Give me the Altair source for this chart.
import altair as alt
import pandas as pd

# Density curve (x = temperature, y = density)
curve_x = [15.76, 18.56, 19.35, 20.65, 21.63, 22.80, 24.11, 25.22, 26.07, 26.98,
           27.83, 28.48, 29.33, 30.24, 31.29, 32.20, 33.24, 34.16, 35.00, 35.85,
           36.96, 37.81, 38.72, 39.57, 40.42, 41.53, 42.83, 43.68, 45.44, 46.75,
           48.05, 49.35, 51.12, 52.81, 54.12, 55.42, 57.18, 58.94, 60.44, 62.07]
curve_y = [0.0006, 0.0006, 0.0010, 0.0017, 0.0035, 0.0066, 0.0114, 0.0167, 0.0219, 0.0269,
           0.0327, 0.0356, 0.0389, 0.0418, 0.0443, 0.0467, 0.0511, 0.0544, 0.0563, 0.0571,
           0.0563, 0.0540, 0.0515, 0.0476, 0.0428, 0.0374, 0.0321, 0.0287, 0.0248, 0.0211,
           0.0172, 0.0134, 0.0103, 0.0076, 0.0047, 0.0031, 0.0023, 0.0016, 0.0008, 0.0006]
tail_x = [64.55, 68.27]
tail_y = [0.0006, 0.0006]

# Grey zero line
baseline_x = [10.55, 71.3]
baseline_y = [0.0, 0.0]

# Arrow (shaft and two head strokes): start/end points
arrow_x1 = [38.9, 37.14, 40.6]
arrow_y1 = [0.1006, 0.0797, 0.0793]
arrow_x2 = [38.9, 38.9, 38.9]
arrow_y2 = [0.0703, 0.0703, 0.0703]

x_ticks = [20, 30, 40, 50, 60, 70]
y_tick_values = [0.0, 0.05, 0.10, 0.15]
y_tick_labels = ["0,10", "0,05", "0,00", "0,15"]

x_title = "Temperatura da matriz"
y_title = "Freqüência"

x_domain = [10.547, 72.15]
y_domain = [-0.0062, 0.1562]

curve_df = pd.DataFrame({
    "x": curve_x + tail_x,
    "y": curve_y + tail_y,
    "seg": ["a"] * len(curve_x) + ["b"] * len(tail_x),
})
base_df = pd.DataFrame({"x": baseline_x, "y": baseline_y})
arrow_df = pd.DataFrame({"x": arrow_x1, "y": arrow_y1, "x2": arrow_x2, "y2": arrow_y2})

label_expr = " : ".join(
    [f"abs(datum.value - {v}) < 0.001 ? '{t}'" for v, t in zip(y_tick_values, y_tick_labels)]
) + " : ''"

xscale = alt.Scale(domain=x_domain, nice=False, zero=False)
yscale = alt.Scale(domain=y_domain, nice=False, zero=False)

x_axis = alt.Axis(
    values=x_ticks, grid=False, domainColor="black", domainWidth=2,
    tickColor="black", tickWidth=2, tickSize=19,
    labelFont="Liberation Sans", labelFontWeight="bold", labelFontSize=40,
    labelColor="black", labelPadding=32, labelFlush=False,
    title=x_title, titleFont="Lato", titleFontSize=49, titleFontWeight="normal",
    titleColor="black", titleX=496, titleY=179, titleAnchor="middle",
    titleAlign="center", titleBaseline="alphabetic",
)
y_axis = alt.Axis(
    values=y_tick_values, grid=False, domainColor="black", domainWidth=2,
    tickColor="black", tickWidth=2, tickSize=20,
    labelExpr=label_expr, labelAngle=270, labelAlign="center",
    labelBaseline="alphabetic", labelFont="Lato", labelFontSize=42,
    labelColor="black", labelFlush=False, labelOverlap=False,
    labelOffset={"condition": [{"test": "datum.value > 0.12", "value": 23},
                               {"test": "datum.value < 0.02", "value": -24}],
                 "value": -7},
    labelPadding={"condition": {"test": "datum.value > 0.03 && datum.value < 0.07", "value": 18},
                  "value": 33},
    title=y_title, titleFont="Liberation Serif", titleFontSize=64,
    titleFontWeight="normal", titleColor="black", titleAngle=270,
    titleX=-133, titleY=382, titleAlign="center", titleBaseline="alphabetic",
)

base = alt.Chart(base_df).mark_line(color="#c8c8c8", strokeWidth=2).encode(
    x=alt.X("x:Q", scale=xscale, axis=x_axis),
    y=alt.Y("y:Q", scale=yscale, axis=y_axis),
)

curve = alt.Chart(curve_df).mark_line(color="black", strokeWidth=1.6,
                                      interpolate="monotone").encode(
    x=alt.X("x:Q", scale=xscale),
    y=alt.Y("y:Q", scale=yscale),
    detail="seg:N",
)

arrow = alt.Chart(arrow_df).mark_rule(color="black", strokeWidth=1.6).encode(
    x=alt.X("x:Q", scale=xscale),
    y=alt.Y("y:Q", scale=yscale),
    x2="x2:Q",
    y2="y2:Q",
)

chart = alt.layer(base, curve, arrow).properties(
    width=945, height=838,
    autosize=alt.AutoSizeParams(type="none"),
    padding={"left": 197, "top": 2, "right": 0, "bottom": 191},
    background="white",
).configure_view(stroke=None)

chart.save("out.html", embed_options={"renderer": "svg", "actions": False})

▶ _Set problem_
Return the material in full, exactly as shown.

▶ _Final result_
Give me the Altair source for this chart.
import altair as alt
import pandas as pd

# Density curve (x = temperature, y = density)
curve_x = [15.76, 18.56, 19.35, 20.65, 21.63, 22.80, 24.11, 25.22, 26.07, 26.98,
           27.83, 28.48, 29.33, 30.24, 31.29, 32.20, 33.24, 34.16, 35.00, 35.85,
           36.96, 37.81, 38.72, 39.57, 40.42, 41.53, 42.83, 43.68, 45.44, 46.75,
           48.05, 49.35, 51.12, 52.81, 54.12, 55.42, 57.18, 58.94, 60.44, 62.07]
curve_y = [0.0006, 0.0006, 0.0010, 0.0017, 0.0035, 0.0066, 0.0114, 0.0167, 0.0219, 0.0269,
           0.0327, 0.0356, 0.0389, 0.0418, 0.0443, 0.0467, 0.0511, 0.0544, 0.0563, 0.0571,
           0.0563, 0.0540, 0.0515, 0.0476, 0.0428, 0.0374, 0.0321, 0.0287, 0.0248, 0.0211,
           0.0172, 0.0134, 0.0103, 0.0076, 0.0047, 0.0031, 0.0023, 0.0016, 0.0008, 0.0006]
tail_x = [64.55, 68.27]
tail_y = [0.0006, 0.0006]

# Grey zero line
baseline_x = [10.55, 71.3]
baseline_y = [0.0, 0.0]

# Arrow (shaft and two head strokes): start/end points
arrow_x1 = [38.9, 37.14, 40.6]
arrow_y1 = [0.1006, 0.0797, 0.0793]
arrow_x2 = [38.9, 38.9, 38.9]
arrow_y2 = [0.0703, 0.0703, 0.0703]

x_ticks = [20, 30, 40, 50, 60, 70]
y_tick_values = [0.0, 0.05, 0.10, 0.15]
y_tick_labels = ["0,10", "0,05", "0,00", "0,15"]

x_title = "Temperatura da matriz"
y_title = "Freqüência"

x_domain = [10.547, 72.15]
y_domain = [-0.0062, 0.1562]

curve_df = pd.DataFrame({
    "x": curve_x + tail_x,
    "y": curve_y + tail_y,
    "seg": ["a"] * len(curve_x) + ["b"] * len(tail_x),
})
base_df = pd.DataFrame({"x": baseline_x, "y": baseline_y})
arrow_df = pd.DataFrame({"x": arrow_x1, "y": arrow_y1, "x2": arrow_x2, "y2": arrow_y2})

label_expr = " : ".join(
    [f"abs(datum.value - {v}) < 0.001 ? '{t}'" for v, t in zip(y_tick_values, y_tick_labels)]
) + " : ''"

xscale = alt.Scale(domain=x_domain, nice=False, zero=False)
yscale = alt.Scale(domain=y_domain, nice=False, zero=False)

x_axis = alt.Axis(
    values=x_ticks, grid=False, domainColor="black", domainWidth=2,
    tickColor="black", tickWidth=2, tickSize=19,
    labelFont="Liberation Sans", labelFontWeight="bold", labelFontSize=40,
    labelColor="black", labelPadding=32, labelFlush=False,
    title=x_title, titleFont="Lato", titleFontSize=49, titleFontWeight="normal",
    titleColor="black", titleX=496, titleY=179, titleAnchor="middle",
    titleAlign="center", titleBaseline="alphabetic",
)
y_axis = alt.Axis(
    values=y_tick_values, grid=False, domainColor="black", domainWidth=2,
    tickColor="black", tickWidth=2, tickSize=20,
    labelExpr=label_expr, labelAngle=270, labelAlign="center",
    labelBaseline="alphabetic", labelFont="Lato", labelFontSize=42,
    labelColor="black", labelFlush=False, labelOverlap=False,
    labelOffset={"condition": [{"test": "datum.value > 0.12", "value": 23},
                               {"test": "datum.value < 0.02", "value": -24}],
                 "value": -7},
    labelPadding={"condition": {"test": "datum.value > 0.03 && datum.value < 0.07", "value": 18},
                  "value": 33},
    title=y_title, titleFont="Liberation Serif", titleFontSize=64,
    titleFontWeight="normal", titleColor="black", titleAngle=270,
    titleX=-133, titleY=382, titleAlign="center", titleBaseline="alphabetic",
)

base = alt.Chart(base_df).mark_line(color="#c8c8c8", strokeWidth=2).encode(
    x=alt.X("x:Q", scale=xscale, axis=x_axis),
    y=alt.Y("y:Q", scale=yscale, axis=y_axis),
)

curve = alt.Chart(curve_df).mark_line(color="black", strokeWidth=1.6,
                                      interpolate="monotone").encode(
    x=alt.X("x:Q", scale=xscale),
    y=alt.Y("y:Q", scale=yscale),
    detail="seg:N",
)

arrow = alt.Chart(arrow_df).mark_rule(color="black", strokeWidth=1.6).encode(
    x=alt.X("x:Q", scale=xscale),
    y=alt.Y("y:Q", scale=yscale),
    x2="x2:Q",
    y2="y2:Q",
)

chart = alt.layer(base, curve, arrow).properties(
    width=945, height=838,
    autosize=alt.AutoSizeParams(type="none"),
    padding={"left": 197, "top": 2, "right": 0, "bottom": 191},
    background="white",
).configure_view(stroke=None)

chart.save("out.html", embed_options={"renderer": "svg", "actions": False})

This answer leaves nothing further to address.